# [AIM OF THE TASK]
Produce the listing below again, exactly as shown.

# [LISTED RECORDS]
________________
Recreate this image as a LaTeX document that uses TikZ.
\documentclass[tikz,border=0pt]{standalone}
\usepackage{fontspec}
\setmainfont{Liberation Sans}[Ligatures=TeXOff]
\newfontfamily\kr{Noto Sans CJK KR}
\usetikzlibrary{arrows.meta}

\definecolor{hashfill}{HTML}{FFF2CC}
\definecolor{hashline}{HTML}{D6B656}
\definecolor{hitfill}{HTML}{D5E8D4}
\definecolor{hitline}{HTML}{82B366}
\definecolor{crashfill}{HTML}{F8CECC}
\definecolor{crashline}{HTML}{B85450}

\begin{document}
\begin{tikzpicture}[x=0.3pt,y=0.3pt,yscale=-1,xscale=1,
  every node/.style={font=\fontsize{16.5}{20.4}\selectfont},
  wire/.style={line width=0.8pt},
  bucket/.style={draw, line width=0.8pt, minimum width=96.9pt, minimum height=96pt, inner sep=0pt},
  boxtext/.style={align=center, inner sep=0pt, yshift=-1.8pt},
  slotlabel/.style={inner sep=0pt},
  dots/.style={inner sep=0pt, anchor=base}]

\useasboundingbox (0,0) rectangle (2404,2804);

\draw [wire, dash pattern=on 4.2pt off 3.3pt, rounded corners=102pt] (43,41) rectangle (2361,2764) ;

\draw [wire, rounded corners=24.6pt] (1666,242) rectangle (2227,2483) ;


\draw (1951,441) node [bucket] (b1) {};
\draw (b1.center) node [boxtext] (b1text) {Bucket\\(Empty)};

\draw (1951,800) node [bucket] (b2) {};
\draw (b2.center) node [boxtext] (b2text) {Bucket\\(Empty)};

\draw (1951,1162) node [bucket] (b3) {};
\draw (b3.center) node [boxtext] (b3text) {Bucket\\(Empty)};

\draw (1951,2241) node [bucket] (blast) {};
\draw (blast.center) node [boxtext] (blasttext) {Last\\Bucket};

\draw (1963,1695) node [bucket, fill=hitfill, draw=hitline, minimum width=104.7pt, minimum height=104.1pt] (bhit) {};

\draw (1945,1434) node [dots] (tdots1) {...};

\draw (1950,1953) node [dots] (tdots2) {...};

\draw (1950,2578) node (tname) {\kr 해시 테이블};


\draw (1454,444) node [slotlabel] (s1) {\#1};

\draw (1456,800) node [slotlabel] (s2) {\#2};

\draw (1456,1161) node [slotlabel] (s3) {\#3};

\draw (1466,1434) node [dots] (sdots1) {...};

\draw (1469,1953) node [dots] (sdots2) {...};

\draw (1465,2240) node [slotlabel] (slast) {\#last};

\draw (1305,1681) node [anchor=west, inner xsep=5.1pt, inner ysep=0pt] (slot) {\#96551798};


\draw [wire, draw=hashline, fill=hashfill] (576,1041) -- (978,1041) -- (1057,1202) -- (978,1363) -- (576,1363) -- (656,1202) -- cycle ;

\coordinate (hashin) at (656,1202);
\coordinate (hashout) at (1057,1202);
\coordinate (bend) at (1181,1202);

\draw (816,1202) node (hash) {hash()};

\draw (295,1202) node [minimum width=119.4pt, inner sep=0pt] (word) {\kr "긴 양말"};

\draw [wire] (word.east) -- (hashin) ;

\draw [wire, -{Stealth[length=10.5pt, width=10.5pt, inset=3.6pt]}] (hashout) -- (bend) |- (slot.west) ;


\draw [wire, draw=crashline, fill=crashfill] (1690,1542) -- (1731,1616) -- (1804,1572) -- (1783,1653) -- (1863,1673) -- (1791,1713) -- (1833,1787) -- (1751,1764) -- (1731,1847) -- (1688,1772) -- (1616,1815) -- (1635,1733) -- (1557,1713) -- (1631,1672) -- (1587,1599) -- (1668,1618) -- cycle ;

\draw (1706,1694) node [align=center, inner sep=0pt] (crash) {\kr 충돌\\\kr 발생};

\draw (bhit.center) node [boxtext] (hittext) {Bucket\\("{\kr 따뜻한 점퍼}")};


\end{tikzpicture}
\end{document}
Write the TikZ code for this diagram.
________________
# [TASK RESPONSE]
Recreate this image as a LaTeX document that uses TikZ.
\documentclass[tikz,border=0pt]{standalone}
\usepackage{fontspec}
\setmainfont{Liberation Sans}[Ligatures=TeXOff]
\newfontfamily\kr{Noto Sans CJK KR}
\usetikzlibrary{arrows.meta}

\definecolor{hashfill}{HTML}{FFF2CC}
\definecolor{hashline}{HTML}{D6B656}
\definecolor{hitfill}{HTML}{D5E8D4}
\definecolor{hitline}{HTML}{82B366}
\definecolor{crashfill}{HTML}{F8CECC}
\definecolor{crashline}{HTML}{B85450}

\begin{document}
\begin{tikzpicture}[x=0.3pt,y=0.3pt,yscale=-1,xscale=1,
  every node/.style={font=\fontsize{16.5}{20.4}\selectfont},
  wire/.style={line width=0.8pt},
  bucket/.style={draw, line width=0.8pt, minimum width=96.9pt, minimum height=96pt, inner sep=0pt},
  boxtext/.style={align=center, inner sep=0pt, yshift=-1.8pt},
  slotlabel/.style={inner sep=0pt},
  dots/.style={inner sep=0pt, anchor=base}]

\useasboundingbox (0,0) rectangle (2404,2804);

\draw [wire, dash pattern=on 4.2pt off 3.3pt, rounded corners=102pt] (43,41) rectangle (2361,2764) ;

\draw [wire, rounded corners=24.6pt] (1666,242) rectangle (2227,2483) ;


\draw (1951,441) node [bucket] (b1) {};
\draw (b1.center) node [boxtext] (b1text) {Bucket\\(Empty)};

\draw (1951,800) node [bucket] (b2) {};
\draw (b2.center) node [boxtext] (b2text) {Bucket\\(Empty)};

\draw (1951,1162) node [bucket] (b3) {};
\draw (b3.center) node [boxtext] (b3text) {Bucket\\(Empty)};

\draw (1951,2241) node [bucket] (blast) {};
\draw (blast.center) node [boxtext] (blasttext) {Last\\Bucket};

\draw (1963,1695) node [bucket, fill=hitfill, draw=hitline, minimum width=104.7pt, minimum height=104.1pt] (bhit) {};

\draw (1945,1434) node [dots] (tdots1) {...};

\draw (1950,1953) node [dots] (tdots2) {...};

\draw (1950,2578) node (tname) {\kr 해시 테이블};


\draw (1454,444) node [slotlabel] (s1) {\#1};

\draw (1456,800) node [slotlabel] (s2) {\#2};

\draw (1456,1161) node [slotlabel] (s3) {\#3};

\draw (1466,1434) node [dots] (sdots1) {...};

\draw (1469,1953) node [dots] (sdots2) {...};

\draw (1465,2240) node [slotlabel] (slast) {\#last};

\draw (1305,1681) node [anchor=west, inner xsep=5.1pt, inner ysep=0pt] (slot) {\#96551798};


\draw [wire, draw=hashline, fill=hashfill] (576,1041) -- (978,1041) -- (1057,1202) -- (978,1363) -- (576,1363) -- (656,1202) -- cycle ;

\coordinate (hashin) at (656,1202);
\coordinate (hashout) at (1057,1202);
\coordinate (bend) at (1181,1202);

\draw (816,1202) node (hash) {hash()};

\draw (295,1202) node [minimum width=119.4pt, inner sep=0pt] (word) {\kr "긴 양말"};

\draw [wire] (word.east) -- (hashin) ;

\draw [wire, -{Stealth[length=10.5pt, width=10.5pt, inset=3.6pt]}] (hashout) -- (bend) |- (slot.west) ;


\draw [wire, draw=crashline, fill=crashfill] (1690,1542) -- (1731,1616) -- (1804,1572) -- (1783,1653) -- (1863,1673) -- (1791,1713) -- (1833,1787) -- (1751,1764) -- (1731,1847) -- (1688,1772) -- (1616,1815) -- (1635,1733) -- (1557,1713) -- (1631,1672) -- (1587,1599) -- (1668,1618) -- cycle ;

\draw (1706,1694) node [align=center, inner sep=0pt] (crash) {\kr 충돌\\\kr 발생};

\draw (bhit.center) node [boxtext] (hittext) {Bucket\\("{\kr 따뜻한 점퍼}")};


\end{tikzpicture}
\end{document}
Write the TikZ code for this diagram.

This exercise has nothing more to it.